In March Sister Marie-Joséphine Ibanda attended the UN Commission on the Status of Women which focused this year on preventing violence against women and girls. Coming from the Democratic Republic of the Congo, Marie-Joséphine knows first-hand the devastating effects of violence against women in her country, especially in conflict situations. She shares her understanding about the causes of violence:
- Violence against women and girls finds its origin in a socialization or social integration that favors man’s superiority and domination over the woman.
- Violence is present everywhere in the world; it spares no culture, no race, no country, no social level.
- Women pay the highest price in national and/or international conflicts, most of all armed conflicts.
- Women have not yet participated fully in establishing peace in war zones.
- An absence of political will to implement resolutions to improve the woman’s condition and to sustain new initiatives continually and regularly.
- Violence against women and girls remains unpunished; that is what perpetuates it.

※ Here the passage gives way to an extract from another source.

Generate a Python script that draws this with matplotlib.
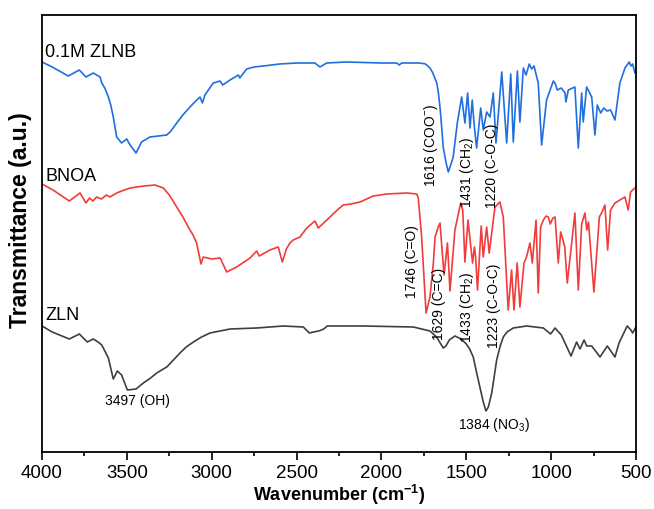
import matplotlib
matplotlib.use("Agg")
import matplotlib.pyplot as plt
import numpy as np

plt.rcParams['font.family'] = ['Liberation Sans', 'DejaVu Sans']
plt.rcParams['mathtext.default'] = 'regular'

# ---- data (wavenumber cm-1, transmittance a.u. with offsets) ----
zlnb_wn = [4000, 3940, 3845, 3780, 3741, 3698, 3658, 3648, 3630, 3609, 3595, 3580, 3560, 3531, 3501,
           3481, 3446, 3413, 3364, 3265, 3240, 3206, 3170, 3128, 3100, 3069, 3055, 3040, 2991, 2951,
           2935, 2892, 2843, 2835, 2794, 2750, 2696, 2600, 2500, 2392, 2362, 2323, 2205, 2000, 1910,
           1895, 1880, 1773, 1740, 1714, 1700, 1690, 1674, 1665, 1655, 1645, 1636, 1620, 1606, 1590,
           1577, 1553, 1527, 1508, 1492, 1478, 1465, 1455, 1439, 1415, 1400, 1380, 1360, 1341, 1325,
           1291, 1262, 1238, 1223, 1199, 1184, 1164, 1148, 1129, 1115, 1101, 1076, 1056, 1027, 987,
           975, 964, 940, 918, 913, 899, 860, 840, 820, 811, 791, 761, 742, 728, 708,
           690, 670, 650, 624, 595, 565, 540, 530, 520, 506, 500]
zlnb_t = [390, 385, 376, 382, 375, 379, 375, 369, 364, 355, 347, 335, 315, 309, 313,
          307, 299, 310, 315, 317, 321, 329, 337, 345, 350, 355, 349, 357, 369, 371,
          367, 372, 377, 374, 383, 385, 386, 388, 389, 389, 385, 389, 390, 389, 389,
          387, 389, 389, 388, 384, 380, 376, 369, 360, 345, 325, 305, 290, 280, 288,
          295, 329, 355, 329, 359, 324, 352, 330, 304, 344, 322, 340, 335, 359, 309,
          380, 309, 378, 310, 381, 330, 384, 377, 388, 383, 386, 369, 307, 352, 371,
          368, 362, 364, 359, 350, 362, 365, 304, 359, 330, 365, 355, 317, 347, 339,
          344, 341, 342, 332, 369, 384, 390, 386, 388, 379, 380]

bnoa_wn = [4000, 3935, 3839, 3776, 3741, 3720, 3700, 3678, 3650, 3620, 3600, 3560, 3530, 3481, 3400,
           3334, 3285, 3250, 3206, 3170, 3128, 3110, 3089, 3063, 3050, 3000, 2950, 2912, 2853, 2774,
           2735, 2720, 2657, 2608, 2584, 2560, 2539, 2520, 2480, 2440, 2392, 2372, 2303, 2260, 2225,
           2180, 2126, 2048, 1969, 1851, 1792, 1783, 1763, 1737, 1714, 1694, 1684, 1665, 1655, 1631,
           1611, 1596, 1567, 1533, 1521, 1508, 1490, 1463, 1452, 1445, 1434, 1412, 1400, 1380, 1365,
           1331, 1302, 1282, 1253, 1233, 1219, 1200, 1184, 1160, 1145, 1125, 1111, 1089, 1076, 1062,
           1046, 1030, 1017, 1005, 990, 977, 958, 944, 930, 920, 905, 879, 860, 840, 820,
           801, 790, 780, 748, 716, 700, 683, 667, 650, 624, 595, 565, 546, 532, 506,
           500]
bnoa_t = [268, 262, 251, 259, 249, 254, 251, 255, 253, 257, 255, 259, 261, 264, 266,
          267, 264, 257, 245, 235, 222, 217, 209, 188, 195, 193, 194, 180, 185, 194,
          201, 196, 202, 205, 190, 203, 209, 212, 215, 224, 231, 224, 235, 242, 247,
          248, 250, 256, 258, 259, 258, 254, 215, 139, 155, 189, 215, 225, 229, 177,
          209, 161, 222, 249, 242, 190, 232, 189, 205, 195, 162, 226, 195, 225, 199,
          245, 250, 235, 142, 182, 142, 189, 145, 189, 195, 209, 189, 232, 159, 225,
          232, 236, 235, 228, 234, 235, 189, 220, 212, 205, 169, 209, 239, 162, 228,
          239, 222, 230, 160, 235, 240, 247, 202, 242, 249, 252, 255, 242, 260, 264,
          265]

zln_wn = [4000, 3940, 3839, 3780, 3733, 3698, 3670, 3648, 3609, 3580, 3556, 3531, 3497, 3446, 3403,
          3360, 3324, 3265, 3220, 3187, 3150, 3108, 3060, 3010, 2892, 2735, 2578, 2460, 2425, 2400,
          2370, 2340, 2319, 2107, 1812, 1714, 1675, 1650, 1636, 1620, 1600, 1567, 1530, 1500, 1480,
          1459, 1440, 1420, 1400, 1384, 1370, 1350, 1335, 1321, 1300, 1282, 1260, 1223, 1144, 1046,
          1003, 977, 940, 883, 850, 830, 806, 790, 761, 712, 669, 624, 600, 552, 530,
          520, 500]
zln_t = [126, 120, 113, 118, 110, 113, 110, 107, 94, 73, 81, 77, 62, 63, 69,
         74, 79, 85, 93, 99, 105, 110, 115, 119, 123, 124, 126, 125, 119, 120,
         121, 123, 126, 126, 125, 121, 115, 108, 104, 106, 112, 116, 113, 108, 103,
         95, 80, 65, 50, 41, 45, 59, 76, 92, 106, 115, 120, 124, 126, 124,
         118, 124, 117, 96, 110, 103, 112, 106, 106, 95, 106, 95, 109, 126, 122,
         119, 125]

series_names = ['0.1M ZLNB', 'BNOA', 'ZLN']
x_ticks = [4000, 3500, 3000, 2500, 2000, 1500, 1000, 500]

# ---- figure ----
fig = plt.figure(figsize=(6.54, 5.09), dpi=100)
ax = fig.add_axes([42/654, 1-452/509, 594/654, 437/509])

ax.plot(zlnb_wn, zlnb_t, color='#1F6FE0', lw=1.2)
ax.plot(bnoa_wn, bnoa_t, color='#F23B3B', lw=1.2)
ax.plot(zln_wn, zln_t, color='#3F3F3F', lw=1.2)

ax.set_xlim(4000, 500)
ax.set_ylim(0, 437)
ax.set_xticks(x_ticks)
ax.set_xticks(np.arange(3750, 500, -500), minor=True)
ax.set_yticks([])
ax.tick_params(axis='x', which='major', direction='out', length=6, width=1.2, labelsize=13.5, pad=3)
ax.tick_params(axis='x', which='minor', direction='out', length=3, width=1.2)
for s in ax.spines.values():
    s.set_linewidth(1.3)

ax.set_xlabel(r'Wavenumber (cm$^{-1}$)', fontsize=13, fontweight='bold', labelpad=1)
ax.set_ylabel('Transmittance (a.u.)', fontsize=16.5, fontweight='bold')
ax.yaxis.set_label_coords(-0.016, 0.53)

# series names
ax.text(3982, 400, series_names[0], fontsize=13, ha='left', va='center')
ax.text(3982, 276, series_names[1], fontsize=13, ha='left', va='center')
ax.text(3978, 137, series_names[2], fontsize=13, ha='left', va='center')

# peak annotations
ann_fs = 10
ax.text(1708, 265, r'1616 (COO$^{-}$)', rotation=90, ha='center', va='bottom', fontsize=ann_fs)
ax.text(1496, 244, r'1431 (CH$_{2}$)', rotation=90, ha='center', va='bottom', fontsize=ann_fs)
ax.text(1349, 244, '1220 (C-O-C)', rotation=90, ha='center', va='bottom', fontsize=ann_fs)
ax.text(1820, 154, '1746 (C=O)', rotation=90, ha='center', va='bottom', fontsize=ann_fs)
ax.text(1661, 112, '1629 (C=C)', rotation=90, ha='center', va='bottom', fontsize=ann_fs)
ax.text(1496, 109, r'1433 (CH$_{2}$)', rotation=90, ha='center', va='bottom', fontsize=ann_fs)
ax.text(1337, 104, '1223 (C-O-C)', rotation=90, ha='center', va='bottom', fontsize=ann_fs)
ax.text(3440, 51, '3497 (OH)', ha='center', va='center', fontsize=ann_fs)
ax.text(1337, 27, r'1384 (NO$_{3}$)', ha='center', va='center', fontsize=ann_fs)

fig.savefig('out.png', dpi=100)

Marie-Joséphine also noted that “at the entrance of the United Nations in New York, there is a large ball symbolizing an ancient world blowing up, in order for a new world to be born. But if you look carefully, the new world being born is also torn. This is to say, ‘our’ world is continually being fragmented by all kinds of evils, which the United Nations, through different commissions, councils and organizations, tries to find solutions as well as it can.”